At his first solo show in Noida in 2023, there were some 400 works, including a 16×10 foot mural of the 16-year-long Namantar struggle that centred around renaming a university in Maharashtra’s Aurangabad, and the 10-panel ‘Quest For Justice’ inspired by protests past and present that stretched across 40 feet. “When I see the works of Renaissance painters, they’re mostly about war and fighting, about the depiction of real things,” he says. “This is our renaissance.”

Bhise’s painting on the Mahad Satyagraha.

Bhise’s painting on the Mahad Satyagraha.

On display at the just-concluded Summer Berlinale were five panels or 20 feet of the Mahad Satyagraha, the 1927 non-violent movement led by Ambedkar for the right to access public water. Change is here, but its pace is not enough for the artist. “We keep thinking how far we’ve come,” he says. “But it’s been 100 years and only one community does the waste collection and sanitation work.”

From the precarious lives of workers to scholars driven to suicide by casteism, all find representation in Bhise’s labyrinthine artworks bursting with pain, people and protest. Bodies are entwined in conflict and change in paintings with shades of blue that range from the palest sky to the deepest indigo.

Painting untold histories

While Bhise’s works have always centred caste, labour, poverty and justice, it was only after the citizenship protests in 2019, the COVID-19 lockdown, and the farmers’ protests, that he began painting Ambedkar, a leader who was invoked in all of these moments. “Wherever there is injustice, there is Ambedkar,” Bhise says. His first portrait in 2021, titled Labour Leader, was of a worker using a rag to wipe a statue of Ambedkar. The man cleans the statue with his right hand as his left hand rests over Ambedkar’s eyes. You could say it represents the uncovering of hidden history.

Bhise’s first portrait, titled ‘Labour Leader’.

Bhise’s first portrait, titled ‘Labour Leader’.

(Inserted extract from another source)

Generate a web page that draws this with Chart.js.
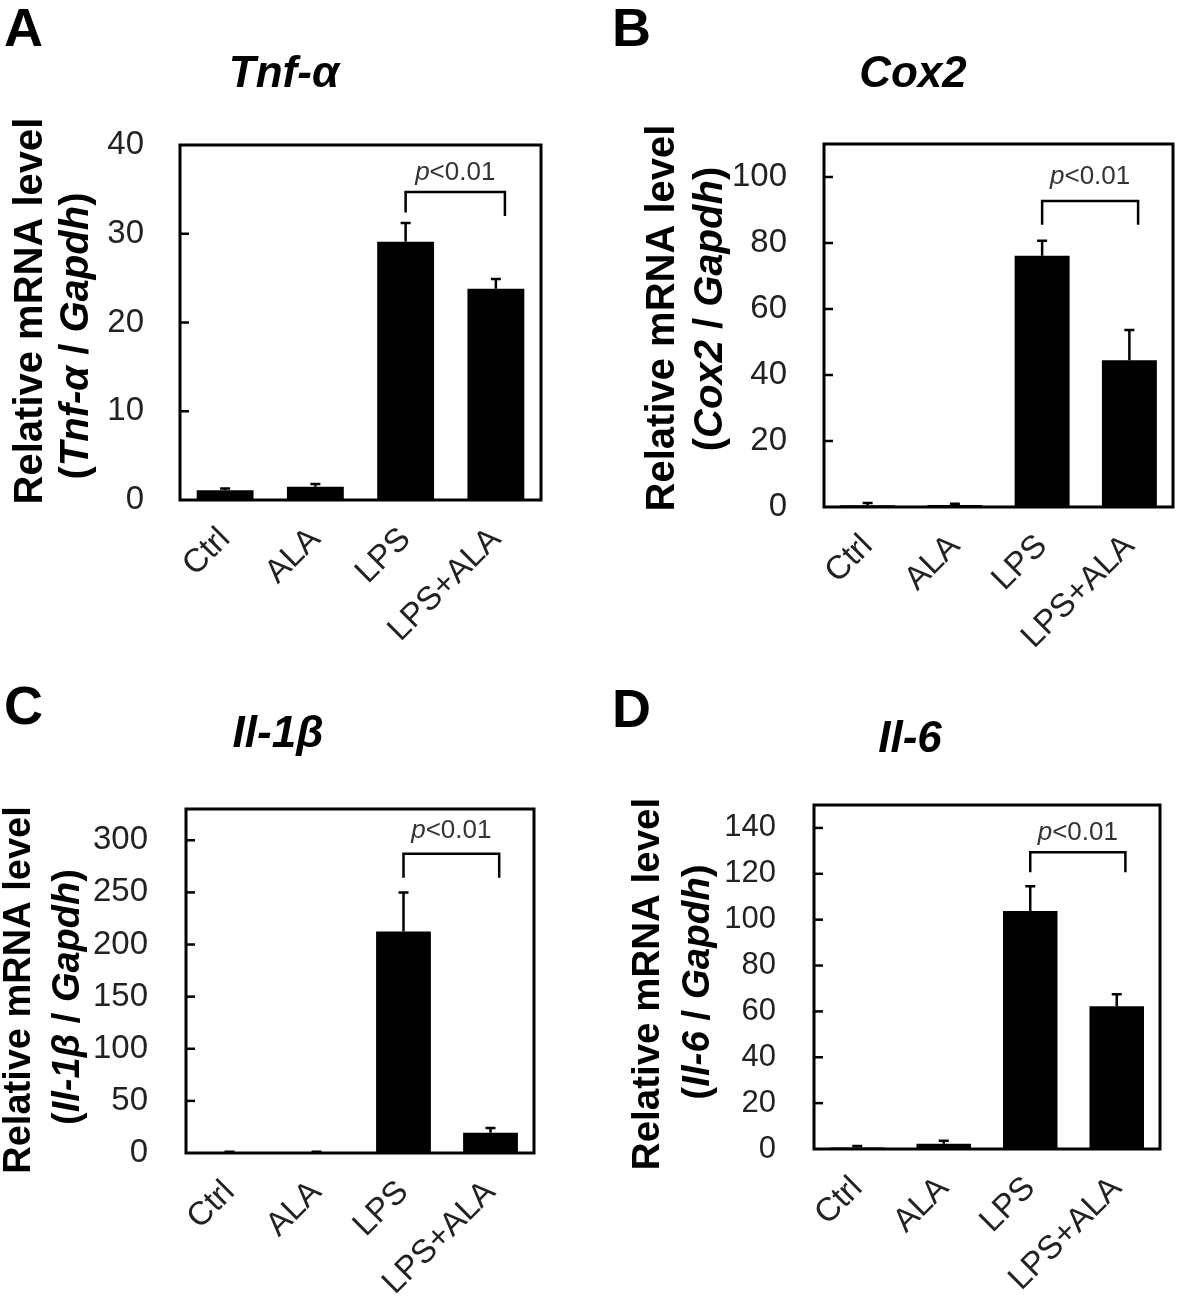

‘Who killed Nitin Aage?’ Bhise asks this question in the title of a painting about an intercaste love affair that ended in the brutal murder of a teenager. Like Aage, Bhise fell in love with a Maratha woman, Siddhi, who he met in art school, and they married despite family opposition. Now he dodges their four-year-old twins, Abir and Kabir, instructing them to stay away from his materials, as he paints in the midst of his fatherly life, grabbing every chance to work. “There’s no waiting for the right mood,” he says.

He also spotlights the everyday joy and inspiration a community relies on in the midst of oppression, whether it’s the annual gathering at Mumbai’s Chaityabhumi, where Ambedkar was cremated; or humanitarian idols such as Jyotiba and Savitribai Phule; a euphoric indigo representation of a Jayanti; or the red wall of his parents’ home. “I want people to see Ambedkarite lives,” he says. “Our houses are also different, our food, our literature, our living style, the colour palette…”

Recently, his paintings have been displayed at prestigious venues such as Art Dubai and Art Basel. Coming up are Bergen Assembly in Norway and Frieze London, among many others. “My works were shown in 20 group shows last year,” he says, still slightly incredulous about the growing interest in his art.

It was after the Noida show that the art world really embraced Bhise’s stories. All the years of working with a courier company until he took a big leap to follow his passion and study art, and then a long stint as an art teacher and tutor, have finally paid off. Now he can devote all his time to painting the histories that nobody told us about.